Cruise lines have had a tough few years as news headlines focus on virus outbreaks, breakdowns and disasters, rather than the joys of taking a long relaxing cruise. As some cruise lines renovate their aging fleets and others introduce ships that have grown to the size of floating cities, the chance of unexpected incidents during your cruise vacation is on the rise.
Last week in response to the recent downturn in cruise bookings following the stranding of passengers on board Carnival’s Triumph, the Cruise Line International Association (CLIA) and their 26 member cruise lines, have adopted a new Passenger Bill of Rights. These passenger rights establish a code of conduct and safety requirements for all member cruise lines who sell cruise vacations in North America. Cruise passengers can now expect the following rights on their next cruise vacation:
- The right to disembark a docked ship if essential provisions such as food, water, restroom facilities and access to medical care cannot adequately be provided onboard, subject only to the Master’s concern for passenger safety and security and customs and immigration requirements of the port.
- The right to a full refund for a trip that is canceled due to mechanical failures, or a partial refund for voyages that are terminated early due to those failures.
- The right to have available on board ships operating beyond rivers or coastal waters full-time, professional emergency medical attention, as needed until shore side medical care becomes available.
- The right to timely information updates as to any adjustments in the itinerary of the ship in the event of a mechanical failure or emergency, as well as timely updates of the status of efforts to address mechanical failures.
- The right to a ship crew that is properly trained in emergency and evacuation procedures.
- The right to an emergency power source in the case of a main generator failure.
- The right to transportation to the ship’s scheduled port of disembarkation or the passenger’s home city in the event a cruise is terminated early due to mechanical failures.

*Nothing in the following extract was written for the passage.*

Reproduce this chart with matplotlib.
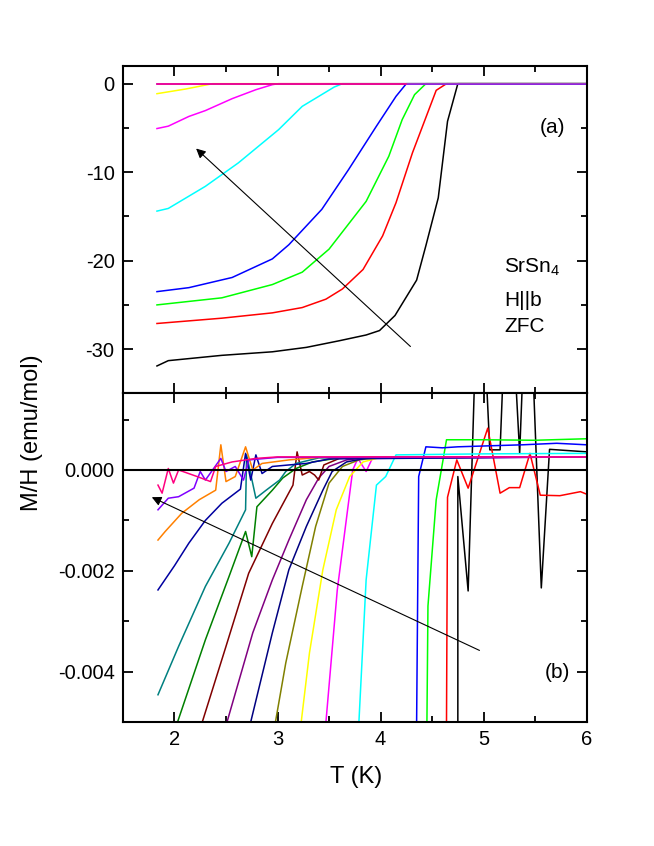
import matplotlib
matplotlib.use('Agg')
import matplotlib.pyplot as plt
from matplotlib.ticker import MultipleLocator, FixedLocator

plt.rcParams['font.family'] = ['Liberation Sans', 'DejaVu Sans']
plt.rcParams['axes.unicode_minus'] = False
plt.rcParams['mathtext.fontset'] = 'custom'
plt.rcParams['mathtext.rm'] = 'Liberation Sans'
plt.rcParams['mathtext.it'] = 'Liberation Sans:italic'

# ---------------- panel (a): M/H (emu/mol) vs T (K) ----------------
a_black_T = [1.83, 1.94, 2.46, 2.95, 3.28, 3.60, 3.86, 3.99, 4.14, 4.35, 4.44, 4.56, 4.65, 4.75, 6.0]
a_black_M = [-31.9, -31.3, -30.7, -30.3, -29.8, -29.05, -28.4, -27.9, -26.2, -22.2, -18.3, -12.9, -4.25, 0, 0]
a_red_T = [1.83, 2.46, 2.95, 3.24, 3.47, 3.63, 3.83, 4.02, 4.15, 4.31, 4.54, 4.64, 6.0]
a_red_M = [-27.1, -26.5, -25.9, -25.3, -24.35, -23.2, -21.0, -17.2, -13.45, -7.8, -0.75, 0, 0]
a_green_T = [1.83, 2.46, 2.95, 3.24, 3.50, 3.86, 4.08, 4.21, 4.33, 4.44, 6.0]
a_green_M = [-25.0, -24.2, -22.7, -21.3, -18.7, -13.3, -8.2, -4.06, -1.24, 0, 0]
a_blue_T = [1.83, 2.14, 2.56, 2.95, 3.11, 3.43, 3.69, 3.96, 4.15, 4.25, 6.0]
a_blue_M = [-23.5, -23.05, -21.9, -19.8, -18.2, -14.2, -9.7, -4.8, -1.43, 0, 0]
a_cyan_T = [1.83, 1.94, 2.30, 2.62, 3.01, 3.24, 3.55, 3.63, 6.0]
a_cyan_M = [-14.4, -14.1, -11.6, -8.95, -5.2, -2.56, -0.38, 0, 0]
a_magenta_T = [1.83, 1.94, 2.14, 2.30, 2.56, 2.79, 2.95, 3.01, 6.0]
a_magenta_M = [-5.07, -4.8, -3.7, -3.04, -1.69, -0.68, -0.11, 0, 0]
a_yellow_T = [1.83, 2.11, 2.37, 6.0]
a_yellow_M = [-1.13, -0.6, 0, 0]
a_violet_T = [1.83, 6.0]
a_violet_M = [0, 0]
a_pink_T = [1.83, 4.25]
a_pink_M = [0, 0]

# ---------------- panel (b): low-field curves ----------------
b_black_T = [4.75, 4.75, 4.85, 4.93, 5.0, 5.06, 5.16, 5.21, 5.28, 5.35, 5.40, 5.46, 5.56, 5.64, 6.0]
b_black_M = [-0.005, -0.00013, -0.0024, 0.003, 0.003, 0.0004, 0.0004, 0.003, 0.003, 0.00033, 0.003, 0.003, -0.00234, 0.00041, 0.00036]
b_red_T = [4.64, 4.65, 4.74, 4.85, 5.04, 5.16, 5.25, 5.35, 5.45, 5.55, 5.74, 5.94, 6.0]
b_red_M = [-0.005, -0.00054, 0.0002, -0.00036, 0.00083, -0.00046, -0.00035, -0.00035, 0.00033, -0.0005, -0.00051, -0.00043, -0.00048]
b_green_T = [4.45, 4.46, 4.54, 4.64, 5.0, 5.5, 6.0]
b_green_M = [-0.005, -0.0027, -0.00059, 0.0006, 0.0006, 0.00059, 0.00062]
b_blue_T = [4.35, 4.37, 4.44, 4.6, 4.75, 5.06, 5.38, 5.71, 6.0]
b_blue_M = [-0.005, -0.00013, 0.00046, 0.00044, 0.00046, 0.00048, 0.0005, 0.00053, 0.0005]
b_cyan_T = [3.79, 3.86, 3.96, 4.05, 4.15, 5.0, 6.0]
b_cyan_M = [-0.005, -0.00218, -0.0003, -0.00013, 0.0003, 0.00032, 0.00033]
b_magenta_T = [3.47, 3.58, 3.68, 3.73, 3.78, 3.86, 3.92, 6.0]
b_magenta_M = [-0.005, -0.00238, -0.00079, 0.0, 0.00023, -0.00003, 0.00023, 0.00026]
b_yellow_T = [3.23, 3.31, 3.44, 3.57, 3.70, 3.83, 4.0, 6.0]
b_yellow_M = [-0.005, -0.00363, -0.00198, -0.00079, -0.00013, 0.00016, 0.00025, 0.00026]
b_dkyellow_T = [2.98, 3.08, 3.24, 3.37, 3.50, 3.63, 3.79, 4.0, 6.0]
b_dkyellow_M = [-0.005, -0.00383, -0.00231, -0.00112, -0.00026, 0.00007, 0.0002, 0.00025, 0.00026]
b_navy_T = [2.74, 2.95, 3.11, 3.28, 3.44, 3.53, 3.67, 3.9, 6.0]
b_navy_M = [-0.005, -0.00323, -0.00198, -0.00112, -0.0004, -0.00003, 0.00016, 0.00025, 0.00026]
b_purple_T = [2.51, 2.76, 2.95, 3.11, 3.28, 3.40, 3.50, 3.67, 3.9, 6.0]
b_purple_M = [-0.005, -0.00323, -0.00218, -0.00139, -0.00059, -0.00016, 0.00007, 0.0002, 0.00025, 0.00026]
b_wine_T = [2.27, 2.50, 2.72, 2.95, 3.15, 3.19, 3.24, 3.31, 3.36, 3.40, 3.45, 3.60, 3.8, 6.0]
b_wine_M = [-0.005, -0.0035, -0.00205, -0.00106, -0.0003, 0.00036, -0.0001, -0.00003, -0.0001, -0.0002, 0.0001, 0.00023, 0.00025, 0.00026]
b_dkgreen_T = [2.03, 2.30, 2.53, 2.69, 2.75, 2.80, 2.95, 3.05, 3.18, 3.34, 3.6, 6.0]
b_dkgreen_M = [-0.005, -0.00337, -0.00211, -0.00122, -0.00172, -0.00073, -0.0004, -0.00016, 0.00003, 0.00016, 0.00024, 0.00026]
b_dkcyan_T = [1.84, 2.04, 2.30, 2.53, 2.69, 2.70, 2.79, 2.89, 3.02, 3.08, 3.18, 3.4, 6.0]
b_dkcyan_M = [-0.00446, -0.0035, -0.00231, -0.00145, -0.00079, 0.0003, -0.00056, -0.0004, -0.0002, -0.00003, 0.00013, 0.00024, 0.00026]
b_royal_T = [1.84, 2.0, 2.14, 2.30, 2.46, 2.64, 2.69, 2.74, 2.79, 2.85, 2.95, 3.11, 3.28, 3.5, 6.0]
b_royal_M = [-0.00238, -0.0019, -0.00145, -0.001, -0.00066, -0.00038, 0.00033, -0.0002, 0.0003, -0.00007, 0.00007, 0.0001, 0.00013, 0.00022, 0.00026]
b_orange_T = [1.84, 1.91, 2.07, 2.24, 2.40, 2.45, 2.50, 2.59, 2.69, 2.76, 2.85, 3.11, 3.4, 6.0]
b_orange_M = [-0.00139, -0.00122, -0.00086, -0.00059, -0.0004, 0.0005, -0.00023, -0.00013, 0.00046, 0.0, 0.00013, 0.0002, 0.00025, 0.00026]
b_violet_T = [1.84, 1.94, 2.04, 2.19, 2.25, 2.30, 2.45, 2.50, 2.59, 2.67, 2.72, 3.0, 6.0]
b_violet_M = [-0.00079, -0.00056, -0.00053, -0.00036, -0.00003, -0.0002, 0.00023, -0.00003, 0.00007, -0.0002, 0.0002, 0.00025, 0.00026]
b_pink_T = [1.84, 1.88, 1.94, 1.99, 2.04, 2.22, 2.35, 2.40, 2.56, 2.79, 3.0, 6.0]
b_pink_M = [-0.0003, -0.00046, 0.00003, -0.00026, 0.0, -0.00013, -0.00023, 0.00007, 0.00016, 0.00023, 0.00026, 0.00026]

a_series = [
    (a_black_T, a_black_M, 'black'),
    (a_red_T, a_red_M, 'red'),
    (a_green_T, a_green_M, '#00FF00'),
    (a_blue_T, a_blue_M, 'blue'),
    (a_cyan_T, a_cyan_M, 'cyan'),
    (a_magenta_T, a_magenta_M, 'magenta'),
    (a_yellow_T, a_yellow_M, '#FFFF00'),
    (a_violet_T, a_violet_M, '#8000FF'),
    (a_pink_T, a_pink_M, '#FF0080'),
]

b_series = [
    (b_black_T, b_black_M, 'black'),
    (b_red_T, b_red_M, 'red'),
    (b_green_T, b_green_M, '#00FF00'),
    (b_blue_T, b_blue_M, 'blue'),
    (b_cyan_T, b_cyan_M, 'cyan'),
    (b_magenta_T, b_magenta_M, 'magenta'),
    (b_yellow_T, b_yellow_M, '#FFFF00'),
    (b_dkyellow_T, b_dkyellow_M, '#808000'),
    (b_navy_T, b_navy_M, '#000080'),
    (b_purple_T, b_purple_M, '#800080'),
    (b_wine_T, b_wine_M, '#800000'),
    (b_dkgreen_T, b_dkgreen_M, '#008000'),
    (b_dkcyan_T, b_dkcyan_M, '#008080'),
    (b_royal_T, b_royal_M, '#0000A0'),
    (b_orange_T, b_orange_M, '#FF8000'),
    (b_violet_T, b_violet_M, '#8000FF'),
    (b_pink_T, b_pink_M, '#FF0080'),
]

FS = 14.5    # tick labels
FS_TXT = 15  # panel texts
FS_LAB = 17  # axis labels

fig = plt.figure(figsize=(6.54, 8.46), dpi=100)
ax_a = fig.add_axes([0.188, 0.535, 0.709, 0.387])
ax_b = fig.add_axes([0.188, 0.1466, 0.709, 0.3884])


def style_axes(ax):
    for sp in ax.spines.values():
        sp.set_linewidth(1.5)
    ax.set_xlim(1.5, 6.0)
    ax.xaxis.set_major_locator(MultipleLocator(1))
    ax.xaxis.set_minor_locator(MultipleLocator(0.5))
    ax.tick_params(which='both', direction='in', top=True, right=True,
                   labelsize=FS, width=1.3)
    ax.tick_params(which='major', length=7, pad=6)
    ax.tick_params(which='minor', length=4)


# panel (a)
for T, M, c in a_series:
    ax_a.plot(T, M, color=c, lw=1.1)
style_axes(ax_a)
ax_a.set_ylim(-35, 2)
ax_a.yaxis.set_major_locator(FixedLocator([0, -10, -20, -30]))
ax_a.yaxis.set_minor_locator(MultipleLocator(5))
ax_a.tick_params(labelbottom=False)
ax_a.annotate('', xy=(2.21, -7.33), xytext=(4.29, -29.7),
              arrowprops=dict(arrowstyle='-|>', color='black', lw=0.8,
                              mutation_scale=14, shrinkA=0, shrinkB=0))
ax_a.text(5.67, -5.0, '(a)', fontsize=FS_TXT, ha='center', va='center')
ax_a.text(5.2, -20.7, 'SrSn$_4$', fontsize=FS_TXT, ha='left', va='center')
ax_a.text(5.2, -24.5, 'H||b', fontsize=FS_TXT, ha='left', va='center')
ax_a.text(5.2, -27.4, 'ZFC', fontsize=FS_TXT, ha='left', va='center')

# panel (b)
for T, M, c in b_series:
    ax_b.plot(T, M, color=c, lw=1.1)
ax_b.axhline(0, color='black', lw=1.5, zorder=5)
style_axes(ax_b)
ax_b.set_ylim(-0.005, 0.00152)
ax_b.yaxis.set_major_locator(MultipleLocator(0.002))
ax_b.yaxis.set_minor_locator(MultipleLocator(0.001))
ax_b.yaxis.set_major_formatter(plt.FuncFormatter(lambda v, p: f'{v:.3f}'))
ax_b.annotate('', xy=(1.78, -0.00054), xytext=(4.96, -0.00358),
              arrowprops=dict(arrowstyle='-|>', color='black', lw=0.8,
                              mutation_scale=14, shrinkA=0, shrinkB=0))
ax_b.text(5.72, -0.00402, '(b)', fontsize=FS_TXT, ha='center', va='center')

fig.text(0.049, 0.489, 'M/H (emu/mol)', rotation=90, fontsize=FS_LAB,
         ha='center', va='center')
fig.text(0.544, 0.0816, 'T (K)', fontsize=FS_LAB, ha='center', va='center')

fig.savefig('out.png', dpi=100, facecolor='white')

- The right to lodging if disembarkation and an overnight stay in an unscheduled port are required when a cruise is terminated early due to mechanical failures.
- The right to have included on each cruise line’s website a toll-free phone line that can be used for questions or information concerning any aspect of shipboard operations.
- The right to have this Cruise Line Passenger Bill of Rights published on each line’s website.
Carnival Cruise Lines recently announced a $300 million fleetwide upgrade of their emergency power capabilities and power redundancies, so hopefully the days of loss of power, overflowing toilets and spoiling food are over. But if unforeseen delays and inconveniences befall your next cruise, there are now industry standards for reimbursing passengers for their interrupted cruise vacation.